James Munkres in the text "Analysis on Manifolds" give the following definition.
Definition
Let $h:\Bbb R^n\rightarrow\Bbb R^n$. We say that $h$ is a (euclidean) isometry if $$ ||h(x)-h(y)||=||x-y|| $$ for all $x,y\in\Bbb R^n$. Thus an isometry is a map that preserves euclidean distances.
So I ask to me if it is possible to generalise the above definition to general metric spaces and reserchig I found on Wikipedia the following definition.
Definition
If $(X,d_X)$ and $(Y,d_Y)$ are mteric spaces then a function $f:X\rightarrow Y$ is called isometry if $$ d_Y\big(f(x),f(y)\big)=d_X\big(x,y\big) $$ for any $x,y\in X$.
So I ask to me finally if the following statement is true.
Statement
Let $(X,d_X)$ and $(Y,d_Y)$ two metric spaces. So the isometries from $X$ to $Y$ are embedding locally lipschitz of $X$ in $Y$.
Unfortunately I don't be able to prove the last statement so I ask to do it. So could someone help me, please?
Lemma
Let $(X,d_X)$ and $(Y,d_Y)$ two metric spaces. So the isometries from $X$ to $Y$ are embedding locally lipschitz of $X$ in $Y$.
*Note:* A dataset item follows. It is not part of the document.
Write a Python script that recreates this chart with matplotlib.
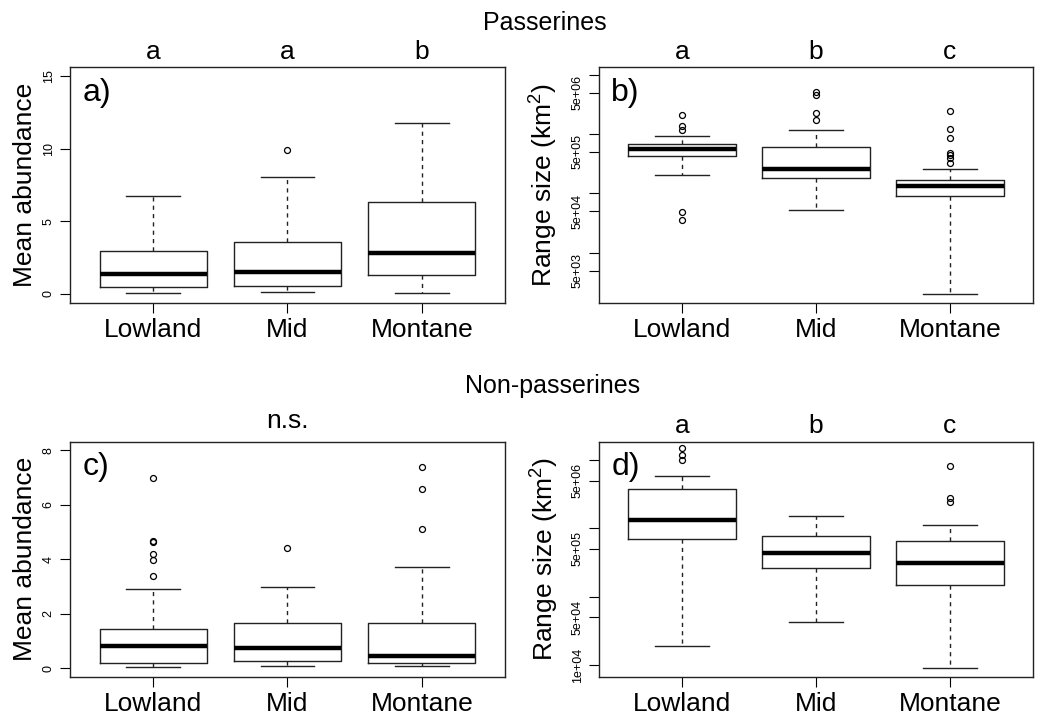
import numpy as np
import matplotlib
matplotlib.use("Agg")
import matplotlib.pyplot as plt
from matplotlib.ticker import FixedLocator, NullLocator

plt.rcParams['font.family'] = ['Liberation Sans', 'DejaVu Sans']
plt.rcParams['mathtext.fontset'] = 'custom'
plt.rcParams['mathtext.rm'] = 'Liberation Sans'
plt.rcParams['mathtext.it'] = 'Liberation Sans:italic'

groups = ['Lowland', 'Mid', 'Montane']

# a) passerines, mean abundance
a_whislo = [0.09, 0.16, 0.09]
a_q1 = [0.48, 0.53, 1.31]
a_med = [1.40, 1.51, 2.82]
a_q3 = [2.96, 3.60, 6.33]
a_whishi = [6.72, 8.07, 11.77]
a_fliers = [[], [9.89], []]

# b) passerines, range size
b_whislo = [2.0e5, 5.2e4, 2.0e3]
b_q1 = [4.3e5, 1.84e5, 9.1e4]
b_med = [5.6e5, 2.6e5, 1.31e5]
b_q3 = [6.7e5, 6.0e5, 1.68e5]
b_whishi = [9.1e5, 1.18e6, 2.6e5]
b_fliers = [[2.1e6, 1.36e6, 1.15e6, 4.8e4, 3.5e4],
            [5.1e6, 4.5e6, 2.3e6, 1.72e6],
            [2.45e6, 1.23e6, 8.7e5, 4.8e5, 4.4e5, 4.0e5, 3.3e5]]

# c) non-passerines, mean abundance
c_whislo = [0.05, 0.07, 0.07]
c_q1 = [0.20, 0.28, 0.21]
c_med = [0.80, 0.74, 0.44]
c_q3 = [1.43, 1.67, 1.67]
c_whishi = [2.90, 2.97, 3.71]
c_fliers = [[7.0, 4.66, 4.63, 4.19, 3.96, 3.39], [4.40], [7.38, 6.57, 5.10]]

# d) non-passerines, range size
d_whislo = [1.9e4, 4.2e4, 9.0e3]
d_q1 = [6.9e5, 2.6e5, 1.48e5]
d_med = [1.31e6, 4.4e5, 3.1e5]
d_q3 = [3.7e6, 7.7e5, 6.5e5]
d_whishi = [5.75e6, 1.53e6, 1.12e6]
d_fliers = [[1.48e7, 1.2e7, 1.0e7], [], [8.3e6, 2.8e6, 2.4e6]]

a_letters = ['a', 'a', 'b']
b_letters = ['a', 'b', 'c']
d_letters = ['a', 'b', 'c']

W, H = 1042, 715
fig = plt.figure(figsize=(W / 100, H / 100), dpi=100)


def px_axes(left, top, right, bottom):
    return fig.add_axes([left / W, 1 - bottom / H, (right - left) / W, (bottom - top) / H])


def make_stats(lo, q1, med, q3, hi, fl):
    out = []
    for i in range(len(lo)):
        out.append(dict(whislo=lo[i], q1=q1[i], med=med[i], q3=q3[i],
                        whishi=hi[i], fliers=fl[i]))
    return out


def draw_panel(ax, stats, ylab, tag, labx):
    ax.bxp(stats, positions=[1, 2, 3], widths=0.8, capwidths=0.4,
           boxprops=dict(color='#222222', lw=1.0),
           medianprops=dict(color='black', lw=3.2, solid_capstyle='butt'),
           whiskerprops=dict(color='#222222', lw=1.0, ls=(0, (3, 3))),
           capprops=dict(color='#222222', lw=1.0),
           flierprops=dict(marker='o', mfc='none', mec='black', ms=4.3, mew=0.9))
    ax.set_xlim(0.38, 3.62)
    ax.set_xticks([1, 2, 3])
    ax.set_xticklabels(groups, fontsize=19)
    ax.tick_params(axis='x', length=7, pad=4)
    ax.tick_params(axis='y', length=7, pad=4, labelsize=9)
    ax.set_ylabel(ylab, fontsize=19, va='center')
    ax.yaxis.set_label_coords(labx, 0.5)
    ax.text(0.028, 0.955, tag, transform=ax.transAxes, fontsize=23, ha='left', va='top')
    for s in ax.spines.values():
        s.set_linewidth(1.0)
        s.set_color('#222222')


ax_a = px_axes(70, 67.3, 505, 302.7)
ax_b = px_axes(599, 67.3, 1033, 302.7)
ax_c = px_axes(70, 441.7, 505, 677)
ax_d = px_axes(599, 441.7, 1033, 677)

rng_lab = 'Range size (km$^2$)'

draw_panel(ax_a, make_stats(a_whislo, a_q1, a_med, a_q3, a_whishi, a_fliers),
           'Mean abundance', 'a)', -0.103)
ax_a.set_ylim(-0.6, 15.6)
ax_a.set_yticks([0, 5, 10, 15])

draw_panel(ax_b, make_stats(b_whislo, b_q1, b_med, b_q3, b_whishi, b_fliers),
           rng_lab, 'b)', -0.128)
ax_b.set_yscale('log')
ax_b.set_ylim(1435, 1.33e7)
b_ticks = [5e3, 1e4, 5e4, 1e5, 5e5, 1e6, 5e6, 1e7]
ax_b.yaxis.set_major_locator(FixedLocator(b_ticks))
ax_b.yaxis.set_minor_locator(NullLocator())
ax_b.set_yticklabels(['5e+03', '', '5e+04', '', '5e+05', '', '5e+06', ''])

draw_panel(ax_c, make_stats(c_whislo, c_q1, c_med, c_q3, c_whishi, c_fliers),
           'Mean abundance', 'c)', -0.103)
ax_c.set_ylim(-0.32, 8.32)
ax_c.set_yticks([0, 2, 4, 6, 8])

draw_panel(ax_d, make_stats(d_whislo, d_q1, d_med, d_q3, d_whishi, d_fliers),
           rng_lab, 'd)', -0.125)
ax_d.set_yscale('log')
ax_d.set_ylim(6.7e3, 1.85e7)
d_ticks = [1e4, 5e4, 1e5, 5e5, 1e6, 5e6, 1e7]
ax_d.yaxis.set_major_locator(FixedLocator(d_ticks))
ax_d.yaxis.set_minor_locator(NullLocator())
ax_d.set_yticklabels(['1e+04', '5e+04', '', '5e+05', '', '5e+06', ''])

# R style: y tick labels parallel to the axis
for ax in [ax_a, ax_b, ax_c, ax_d]:
    for lab in ax.get_yticklabels():
        lab.set_rotation(90)
        lab.set_va('center')
        lab.set_ha('right')

# significance letters above groups
for ax, letters in [(ax_a, a_letters), (ax_b, b_letters), (ax_d, d_letters)]:
    for i, l in enumerate(letters):
        ax.annotate(l, xy=(i + 1, 1), xycoords=('data', 'axes fraction'),
                    xytext=(0, 6), textcoords='offset points',
                    ha='center', va='baseline', fontsize=19, annotation_clip=False)
ax_c.annotate('n.s.', xy=(2, 1), xycoords=('data', 'axes fraction'),
              xytext=(0, 10), textcoords='offset points',
              ha='center', va='baseline', fontsize=19, annotation_clip=False)

fig.text(545 / W, 1 - 30 / H, 'Passerines', ha='center', va='baseline', fontsize=18)
fig.text(553 / W, 1 - 393 / H, 'Non-passerines', ha='center', va='baseline', fontsize=18)

fig.savefig('out.png', dpi=100)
Proof. So with this definition clearly the isometries are injective functions: infact $x$ and $y$ are two distinct points of $X$ if and only if $d_X(x,y)\neq 0$ and so if and only if $d_Y\big(f(x),f(y)\big)\neq 0$ and so if and only if $f(x)$ and $f(y)$ are two distinct points of $Y$. So if $Z:=f[X]$ then we can define an inverse function $g:Z\rightarrow X$ through the condition $$ g(z):=f^{-1}(z) $$ for any $z\in Z$ and so if $x,y\in Z$ are such that $g(x)=g(y)$ then by the injectivity of $f$ it is $x=y$ so that $g$ is injective too and besides $(g\circ f)=\text{Id}$. Furthermore the isometires are contiuous functions: infact if $d_X(x,y)<\epsilon$ then clearly $$ d_Y\big(f(x),f(y)\big)<\epsilon $$ for an arbitrary $\epsilon>0$. Finally the inverse function of an isometry is an isometry too: indeed $$ d_Y(x,y)=d_Y\Big(f\big(f^{-1}(x)\big),f\big(f^{-1}(y)\big)\Big)=d_X\big(f^{-1}(x),f^{-1}(y)\big)=d_X\big(g(x),g(y)\big) $$ for any $x,y\in Z$ so that $g$ is continuous too. So we conclude that an isometry is an embeddig. Finally by definition of isometry $$ \frac{d_Y\big(f(x),f(y)\big)}{d_X(x,y)}=1 $$ for any $x,y\in X$ so that an isometry is globally lipschitz and so locally lipshitz too.